• What to work on
Gather up every line from the entries below that uses the word "this".

++++++

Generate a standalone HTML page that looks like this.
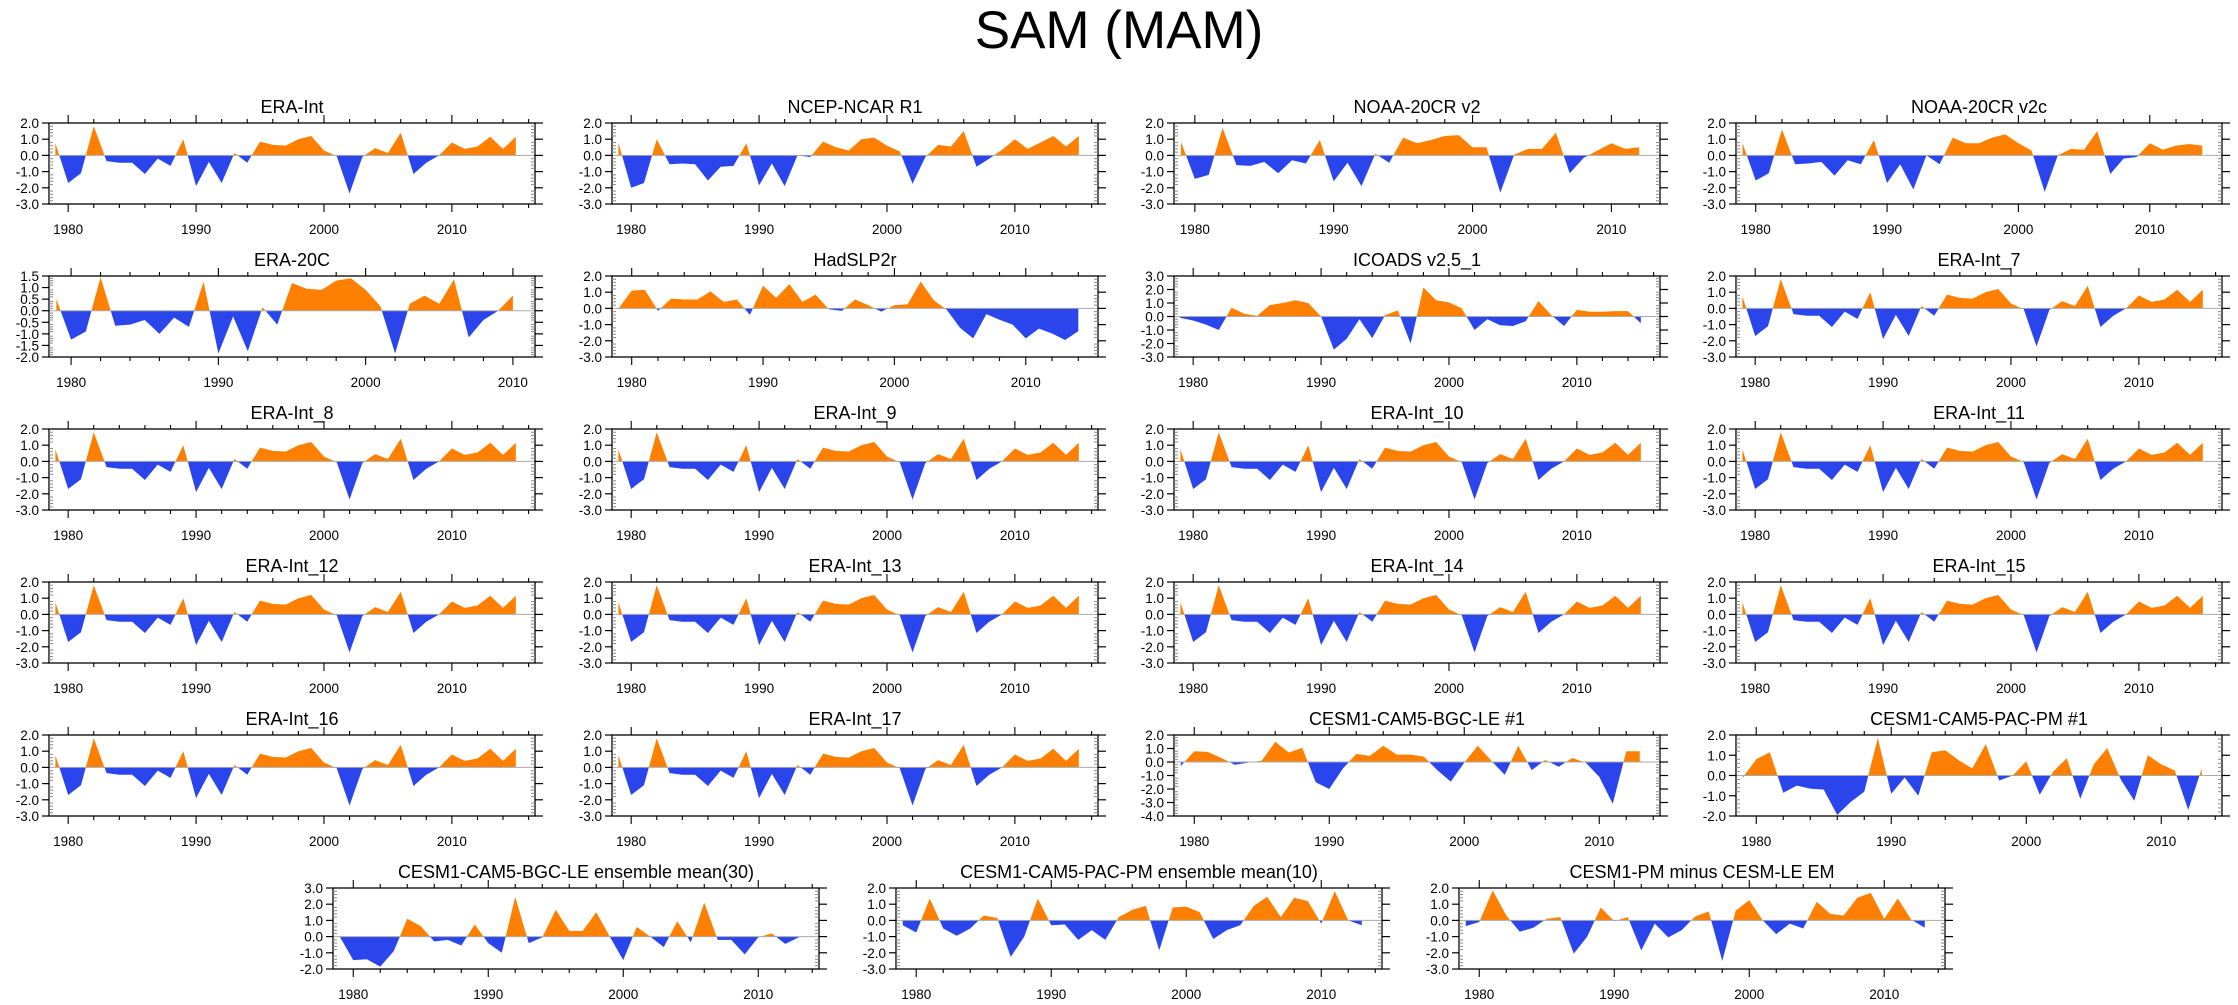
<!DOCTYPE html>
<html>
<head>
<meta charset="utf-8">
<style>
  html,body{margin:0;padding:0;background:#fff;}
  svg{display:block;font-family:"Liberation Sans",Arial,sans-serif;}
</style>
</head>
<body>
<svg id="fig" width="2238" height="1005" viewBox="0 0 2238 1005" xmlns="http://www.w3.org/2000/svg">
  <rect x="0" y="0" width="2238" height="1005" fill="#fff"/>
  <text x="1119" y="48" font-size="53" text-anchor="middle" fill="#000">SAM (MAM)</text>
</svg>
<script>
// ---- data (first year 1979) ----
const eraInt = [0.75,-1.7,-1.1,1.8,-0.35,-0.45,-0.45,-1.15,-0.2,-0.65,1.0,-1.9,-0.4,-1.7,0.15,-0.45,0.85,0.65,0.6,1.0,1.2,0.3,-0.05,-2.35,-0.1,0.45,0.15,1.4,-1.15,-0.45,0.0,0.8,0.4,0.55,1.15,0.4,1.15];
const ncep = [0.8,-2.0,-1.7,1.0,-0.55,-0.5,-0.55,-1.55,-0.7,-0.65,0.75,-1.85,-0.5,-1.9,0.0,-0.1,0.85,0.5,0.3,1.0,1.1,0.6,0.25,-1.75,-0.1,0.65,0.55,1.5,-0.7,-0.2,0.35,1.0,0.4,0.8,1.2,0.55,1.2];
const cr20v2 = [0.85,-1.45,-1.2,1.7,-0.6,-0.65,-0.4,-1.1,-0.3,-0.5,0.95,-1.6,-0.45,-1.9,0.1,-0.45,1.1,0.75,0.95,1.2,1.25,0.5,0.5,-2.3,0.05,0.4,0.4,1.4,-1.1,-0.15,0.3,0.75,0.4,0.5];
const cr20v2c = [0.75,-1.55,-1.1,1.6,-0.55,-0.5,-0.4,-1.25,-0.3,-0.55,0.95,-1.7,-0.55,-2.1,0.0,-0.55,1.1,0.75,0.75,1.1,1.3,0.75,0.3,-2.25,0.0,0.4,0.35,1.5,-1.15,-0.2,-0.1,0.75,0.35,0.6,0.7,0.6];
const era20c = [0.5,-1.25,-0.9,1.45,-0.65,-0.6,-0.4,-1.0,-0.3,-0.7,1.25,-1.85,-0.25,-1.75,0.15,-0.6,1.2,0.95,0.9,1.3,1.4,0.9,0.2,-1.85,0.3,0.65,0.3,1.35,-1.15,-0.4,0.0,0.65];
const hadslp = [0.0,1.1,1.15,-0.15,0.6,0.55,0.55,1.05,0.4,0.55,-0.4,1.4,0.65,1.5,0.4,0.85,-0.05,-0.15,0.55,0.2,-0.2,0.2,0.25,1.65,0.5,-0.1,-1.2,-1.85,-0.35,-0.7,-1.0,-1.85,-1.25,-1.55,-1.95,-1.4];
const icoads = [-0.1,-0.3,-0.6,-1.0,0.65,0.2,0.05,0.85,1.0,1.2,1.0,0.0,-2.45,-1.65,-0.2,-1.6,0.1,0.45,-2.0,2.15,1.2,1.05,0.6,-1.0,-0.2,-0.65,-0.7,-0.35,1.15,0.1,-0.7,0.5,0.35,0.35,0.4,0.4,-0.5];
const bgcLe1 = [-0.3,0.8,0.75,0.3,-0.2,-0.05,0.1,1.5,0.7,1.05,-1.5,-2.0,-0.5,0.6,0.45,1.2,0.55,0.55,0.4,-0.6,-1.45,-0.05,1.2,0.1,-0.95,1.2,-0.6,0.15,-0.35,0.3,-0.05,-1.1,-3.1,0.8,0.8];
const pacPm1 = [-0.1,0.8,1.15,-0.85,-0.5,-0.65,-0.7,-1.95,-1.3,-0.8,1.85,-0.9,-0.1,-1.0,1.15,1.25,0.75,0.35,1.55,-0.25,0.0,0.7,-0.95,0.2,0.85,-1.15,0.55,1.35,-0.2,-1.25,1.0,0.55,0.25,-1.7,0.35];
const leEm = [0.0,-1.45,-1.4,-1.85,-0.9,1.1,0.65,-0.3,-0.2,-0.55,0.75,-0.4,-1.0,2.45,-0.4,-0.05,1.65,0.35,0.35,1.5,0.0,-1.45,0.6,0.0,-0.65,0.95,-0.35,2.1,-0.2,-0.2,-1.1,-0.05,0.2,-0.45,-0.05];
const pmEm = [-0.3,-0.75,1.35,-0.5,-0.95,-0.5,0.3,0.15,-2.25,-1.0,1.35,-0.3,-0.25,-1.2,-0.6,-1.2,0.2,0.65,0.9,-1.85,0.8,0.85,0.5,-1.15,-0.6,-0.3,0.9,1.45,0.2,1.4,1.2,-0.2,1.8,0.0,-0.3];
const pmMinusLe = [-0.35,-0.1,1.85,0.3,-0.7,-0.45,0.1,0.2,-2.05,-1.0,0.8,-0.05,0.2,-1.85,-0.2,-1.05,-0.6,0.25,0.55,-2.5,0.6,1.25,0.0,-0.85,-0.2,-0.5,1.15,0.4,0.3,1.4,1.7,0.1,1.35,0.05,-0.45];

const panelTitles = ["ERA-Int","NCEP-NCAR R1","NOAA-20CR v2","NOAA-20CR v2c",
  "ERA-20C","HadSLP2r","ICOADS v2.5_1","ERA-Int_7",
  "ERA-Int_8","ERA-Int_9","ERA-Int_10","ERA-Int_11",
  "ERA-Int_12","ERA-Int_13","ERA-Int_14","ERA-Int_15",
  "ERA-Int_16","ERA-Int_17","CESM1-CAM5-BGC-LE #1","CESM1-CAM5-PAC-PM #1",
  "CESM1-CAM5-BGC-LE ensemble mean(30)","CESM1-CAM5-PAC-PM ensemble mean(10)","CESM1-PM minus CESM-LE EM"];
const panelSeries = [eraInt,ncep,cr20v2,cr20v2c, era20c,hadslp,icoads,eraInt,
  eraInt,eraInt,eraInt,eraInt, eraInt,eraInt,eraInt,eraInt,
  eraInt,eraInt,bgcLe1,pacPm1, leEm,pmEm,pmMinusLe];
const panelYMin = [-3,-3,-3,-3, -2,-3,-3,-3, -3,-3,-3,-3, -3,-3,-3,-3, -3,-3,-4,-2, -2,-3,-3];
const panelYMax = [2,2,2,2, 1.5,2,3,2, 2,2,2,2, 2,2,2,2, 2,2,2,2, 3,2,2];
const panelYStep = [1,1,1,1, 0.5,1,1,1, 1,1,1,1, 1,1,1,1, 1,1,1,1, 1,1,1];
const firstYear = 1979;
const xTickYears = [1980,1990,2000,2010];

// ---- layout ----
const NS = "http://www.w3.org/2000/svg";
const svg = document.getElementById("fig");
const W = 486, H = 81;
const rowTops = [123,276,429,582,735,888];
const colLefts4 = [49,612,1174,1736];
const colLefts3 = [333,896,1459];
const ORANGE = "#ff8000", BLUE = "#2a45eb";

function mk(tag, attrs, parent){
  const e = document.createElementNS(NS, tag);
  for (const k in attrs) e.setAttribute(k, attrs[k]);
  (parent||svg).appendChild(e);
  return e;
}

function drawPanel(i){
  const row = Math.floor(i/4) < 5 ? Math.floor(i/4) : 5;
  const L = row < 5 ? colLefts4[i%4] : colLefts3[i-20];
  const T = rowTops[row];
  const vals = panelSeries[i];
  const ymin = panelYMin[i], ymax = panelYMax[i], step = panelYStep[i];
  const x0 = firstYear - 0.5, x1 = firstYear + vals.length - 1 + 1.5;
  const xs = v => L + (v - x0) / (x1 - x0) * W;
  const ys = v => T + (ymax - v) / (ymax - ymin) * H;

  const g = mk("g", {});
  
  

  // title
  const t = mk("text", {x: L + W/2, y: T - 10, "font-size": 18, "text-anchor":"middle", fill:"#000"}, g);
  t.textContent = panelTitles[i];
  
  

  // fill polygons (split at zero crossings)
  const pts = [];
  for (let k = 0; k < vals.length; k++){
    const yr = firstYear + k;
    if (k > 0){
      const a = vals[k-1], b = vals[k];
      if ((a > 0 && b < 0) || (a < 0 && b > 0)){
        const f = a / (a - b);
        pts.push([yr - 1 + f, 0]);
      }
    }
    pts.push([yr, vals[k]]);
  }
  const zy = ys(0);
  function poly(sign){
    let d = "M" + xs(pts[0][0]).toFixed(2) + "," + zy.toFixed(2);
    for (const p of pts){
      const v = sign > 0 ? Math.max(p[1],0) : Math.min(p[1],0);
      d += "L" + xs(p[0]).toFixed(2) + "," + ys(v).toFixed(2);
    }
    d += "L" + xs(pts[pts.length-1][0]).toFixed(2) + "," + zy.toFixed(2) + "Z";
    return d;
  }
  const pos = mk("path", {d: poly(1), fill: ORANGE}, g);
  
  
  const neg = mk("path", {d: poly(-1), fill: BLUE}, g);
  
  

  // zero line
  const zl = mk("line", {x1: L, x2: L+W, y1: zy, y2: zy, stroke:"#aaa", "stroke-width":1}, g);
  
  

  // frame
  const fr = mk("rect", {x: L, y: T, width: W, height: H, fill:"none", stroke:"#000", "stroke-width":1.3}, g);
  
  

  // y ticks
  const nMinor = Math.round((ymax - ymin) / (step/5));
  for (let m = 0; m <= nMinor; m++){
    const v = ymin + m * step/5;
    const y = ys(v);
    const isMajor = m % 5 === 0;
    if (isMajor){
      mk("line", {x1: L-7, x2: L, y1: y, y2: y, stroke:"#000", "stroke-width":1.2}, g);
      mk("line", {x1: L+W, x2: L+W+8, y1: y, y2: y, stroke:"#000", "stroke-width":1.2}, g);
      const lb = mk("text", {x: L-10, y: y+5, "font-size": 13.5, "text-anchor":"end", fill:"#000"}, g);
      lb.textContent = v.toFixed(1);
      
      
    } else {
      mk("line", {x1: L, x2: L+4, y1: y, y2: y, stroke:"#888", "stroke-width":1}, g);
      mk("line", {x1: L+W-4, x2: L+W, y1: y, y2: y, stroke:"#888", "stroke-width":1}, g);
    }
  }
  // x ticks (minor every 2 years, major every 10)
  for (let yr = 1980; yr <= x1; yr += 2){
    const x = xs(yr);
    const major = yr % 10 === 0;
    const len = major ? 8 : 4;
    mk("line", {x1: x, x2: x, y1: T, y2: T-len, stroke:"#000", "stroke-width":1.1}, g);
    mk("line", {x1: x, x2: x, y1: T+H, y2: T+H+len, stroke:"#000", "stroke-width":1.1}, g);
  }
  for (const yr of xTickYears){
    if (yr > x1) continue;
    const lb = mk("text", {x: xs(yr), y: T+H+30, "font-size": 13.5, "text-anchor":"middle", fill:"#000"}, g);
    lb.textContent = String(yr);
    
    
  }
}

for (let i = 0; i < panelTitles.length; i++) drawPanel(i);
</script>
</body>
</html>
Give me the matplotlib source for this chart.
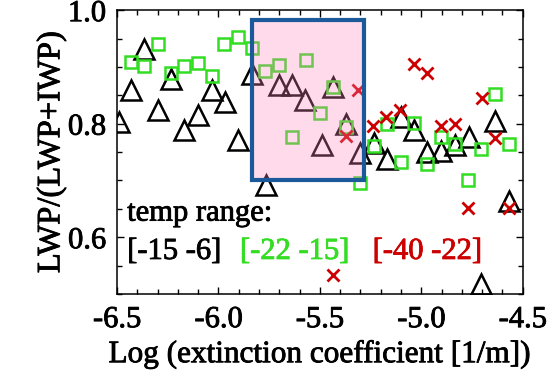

++++++

• Solution below
Generate a standalone HTML page that looks like this.
Give me the matplotlib source for this chart.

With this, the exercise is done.